It takes two jobs for Yolanda Daniels to support her family. She is a single mother to three children, one in high school and the other two in elementary school.
When the COVID-19 pandemic hit, her circumstances changed. She lost one of her two jobs last autumn, making it difficult to pay for housing, utilities, groceries and the other day-to-day expenses that come with raising a family.
A Pew Research study shows that 1 in 4 Americans has lost a job due to the pandemic, and 35% of lower-income families have had to seek food assistance.
A friend told her about The Children’s Lunchbox, which she says has lifted a huge burden.
“When it got really hard, my mother said I should sign up for food stamps,” Daniels said. “I applied, but I made just a little too much. But I still didn’t have enough to cover expenses.”
That in-between space is where so many families can fall through the cracks. The Children’s Lunchbox, a program of Bean’s Cafe, has played a vital role in feeding hungry children since 1998, but in 2020 it stepped up its efforts even more. Buoyed by a $125,000 contribution from Providence Health & Services Alaska, and generous donations from other individual and corporate donors and grants, Bean’s was able to expand the Children’s Lunchbox to meet the growing need of families during the pandemic.
“We put those funds into what we call pantry packs,” said Diana Arthur, development and communications director for Bean’s. “These pantry packs have taken us from feeding only kids to feeding entire families. They cost approximately $10 each, and each pack provides a shelf-stable meal for a family of four.”
While still focused on feeding hungry children first, the expanded meal program can now help entire families, said Lisa Sauder, Bean’s Cafe CEO.

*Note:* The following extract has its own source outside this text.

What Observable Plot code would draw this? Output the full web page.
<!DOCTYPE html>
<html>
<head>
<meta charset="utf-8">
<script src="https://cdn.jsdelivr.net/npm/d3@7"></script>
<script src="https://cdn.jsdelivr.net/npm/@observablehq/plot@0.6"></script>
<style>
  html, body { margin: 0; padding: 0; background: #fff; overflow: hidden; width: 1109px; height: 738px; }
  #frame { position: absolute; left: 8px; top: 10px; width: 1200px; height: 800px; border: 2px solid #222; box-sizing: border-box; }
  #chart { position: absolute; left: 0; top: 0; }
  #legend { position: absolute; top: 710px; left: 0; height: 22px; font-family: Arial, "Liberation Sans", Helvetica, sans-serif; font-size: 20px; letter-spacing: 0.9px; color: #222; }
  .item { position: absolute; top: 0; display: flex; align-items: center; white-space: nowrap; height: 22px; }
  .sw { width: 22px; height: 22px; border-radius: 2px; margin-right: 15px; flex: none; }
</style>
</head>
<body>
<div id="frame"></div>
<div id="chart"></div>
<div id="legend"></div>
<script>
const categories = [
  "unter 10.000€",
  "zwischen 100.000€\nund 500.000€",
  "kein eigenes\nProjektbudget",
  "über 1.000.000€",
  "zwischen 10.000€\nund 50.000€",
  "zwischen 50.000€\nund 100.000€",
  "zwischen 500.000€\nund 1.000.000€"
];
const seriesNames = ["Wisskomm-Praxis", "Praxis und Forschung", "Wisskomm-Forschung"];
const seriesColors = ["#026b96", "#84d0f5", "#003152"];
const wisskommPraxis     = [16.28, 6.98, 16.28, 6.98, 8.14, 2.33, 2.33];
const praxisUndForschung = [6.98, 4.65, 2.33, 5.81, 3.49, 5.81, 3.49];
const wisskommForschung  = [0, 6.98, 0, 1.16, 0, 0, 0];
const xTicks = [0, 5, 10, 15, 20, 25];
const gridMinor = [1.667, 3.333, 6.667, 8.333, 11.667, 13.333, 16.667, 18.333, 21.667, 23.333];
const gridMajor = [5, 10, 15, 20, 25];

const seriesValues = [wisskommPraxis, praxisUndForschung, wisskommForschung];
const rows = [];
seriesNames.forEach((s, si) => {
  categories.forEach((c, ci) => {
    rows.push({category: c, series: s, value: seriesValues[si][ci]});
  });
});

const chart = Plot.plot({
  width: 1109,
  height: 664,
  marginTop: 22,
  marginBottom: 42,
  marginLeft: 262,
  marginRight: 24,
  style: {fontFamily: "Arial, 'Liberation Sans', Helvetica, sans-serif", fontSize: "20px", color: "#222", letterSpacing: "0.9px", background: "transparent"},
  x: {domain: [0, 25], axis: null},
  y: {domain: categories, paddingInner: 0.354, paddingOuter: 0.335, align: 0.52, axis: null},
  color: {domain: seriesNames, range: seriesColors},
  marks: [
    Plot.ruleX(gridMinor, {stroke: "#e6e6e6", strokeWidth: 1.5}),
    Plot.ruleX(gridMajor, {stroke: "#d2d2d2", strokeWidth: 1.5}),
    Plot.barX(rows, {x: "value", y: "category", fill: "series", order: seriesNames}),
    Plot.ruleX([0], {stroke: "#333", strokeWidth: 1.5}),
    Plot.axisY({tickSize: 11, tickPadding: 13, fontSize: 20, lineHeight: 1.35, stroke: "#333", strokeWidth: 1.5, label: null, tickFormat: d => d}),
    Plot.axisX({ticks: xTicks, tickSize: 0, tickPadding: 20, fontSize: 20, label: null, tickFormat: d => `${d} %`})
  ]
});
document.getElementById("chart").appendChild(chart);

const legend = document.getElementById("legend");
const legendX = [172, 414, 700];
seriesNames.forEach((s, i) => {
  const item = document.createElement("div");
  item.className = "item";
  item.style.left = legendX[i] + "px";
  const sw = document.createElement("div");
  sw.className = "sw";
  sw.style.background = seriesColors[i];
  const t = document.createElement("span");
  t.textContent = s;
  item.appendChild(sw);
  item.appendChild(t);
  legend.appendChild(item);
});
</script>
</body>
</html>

“With the funds that were made available through COVID, it’s helped us accelerate a vision we’ve had for years,” she said. “Everything, for us, is rooted in food security and making sure people have shelter.”
Since March of 2020, Children’s Lunchbox has provided 254,000 meals to families and children in Anchorage. That number increases daily. Fresh meals are assembled each week and packaged in vacuum-sealed containers. The shelf-stable pantry packs are packaged by volunteers in an off-site warehouse, following COVID-19 safety protocol, or by volunteers at home. The pantry boxes contain a breakfast, lunch or dinner and can be picked up via mobile pick-up or delivery at designated locations throughout town.

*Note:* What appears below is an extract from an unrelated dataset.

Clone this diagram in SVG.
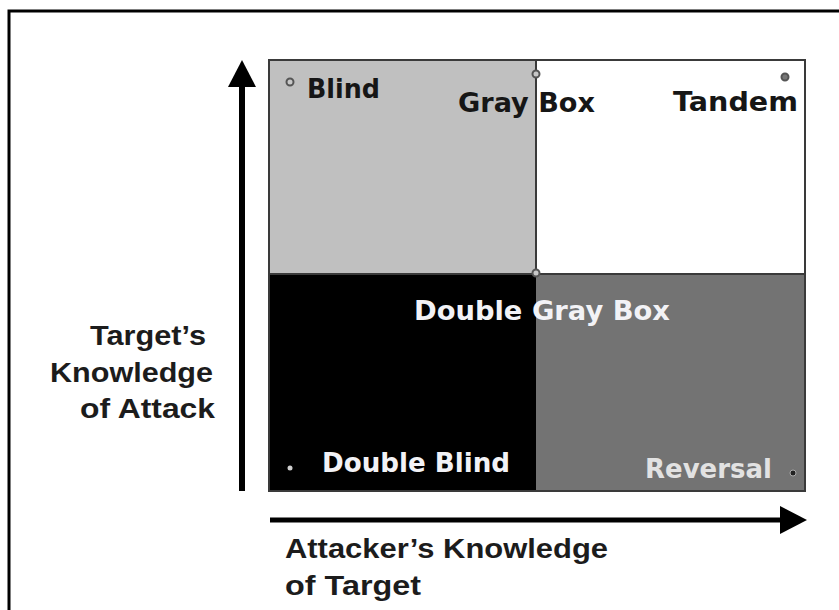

Patricia and Ray Ashcroft and their two children packed about 80 pantry packs from their home in South Anchorage. Ashcroft, a nurse, said the volunteer work is a reminder to her own kids that not everyone is as fortunate as them.
“We don’t want our kids to take things for granted,” she said. “And it’s important to us that our help stays in the community.”

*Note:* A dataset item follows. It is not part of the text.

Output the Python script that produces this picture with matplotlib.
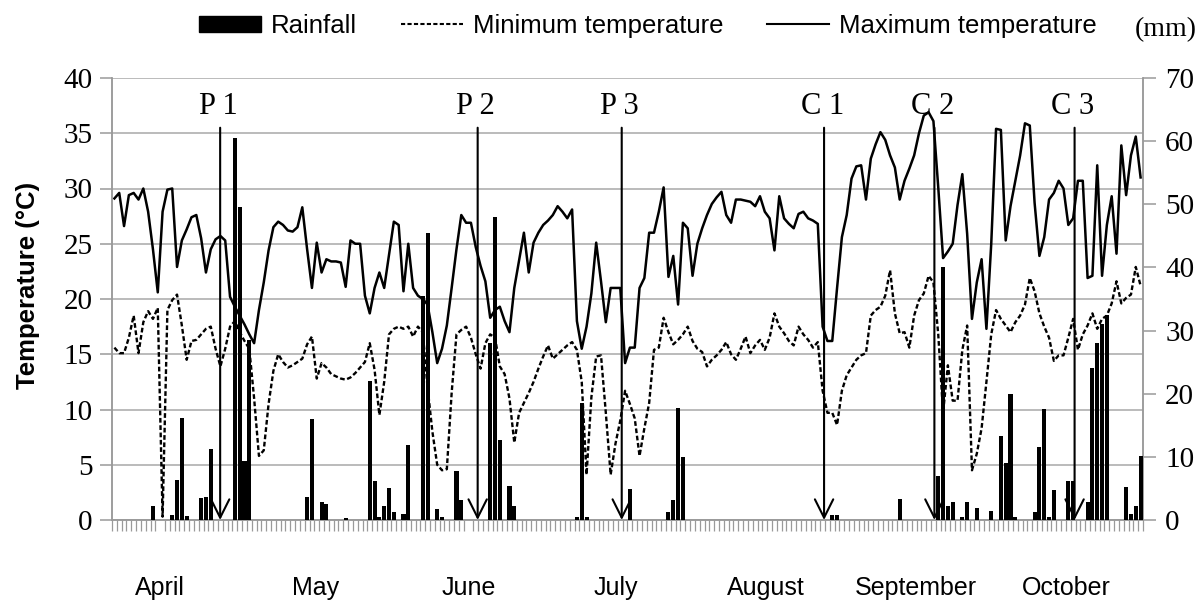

Daren Cole is the logistics lead in charge of delivering the Children’s Lunchbox pantry packs and fresh meals. He stands outside the Spenard Recreation Center in front of a large white Children’s Lunchbox van —recently purchased with Nourishing Neighbors funds — and waits for clients to arrive. Snow is falling heavily, and his jacket is covered with fat, white flakes. A stack of blue tubs is filled with fresh meals, and inside the van are dozens of pantry packs. When clients drive up, he doesn’t even need to ask them what they need. He’s come to know most everyone.
“They’re pretty much all here because of COVID,” Cole says. “But we don’t ask questions. There’s no paperwork, no questions. We just hand them out until they are gone.”
Retired teacher Connie Bradford said she is especially thankful for the grace with which the Children’s Lunchbox program is operated. She had been self-sufficient all her life until the pandemic came, all but eliminating her substitute teaching income. She cares for three grandchildren and another child at her home, and she picks up the pantry packs and meals weekly. She wishes she didn’t need to, but current times have forced her to seek help.
“It’s been very beneficial the way it’s organized, so I can depend on it,” she said. “And the quality of the food is outstanding. We get fresh fruit, we get fresh vegetables, and most important, it is food the kids like to eat. Now I can pay the mortgage and the electric and all those utility bills that keep going on.”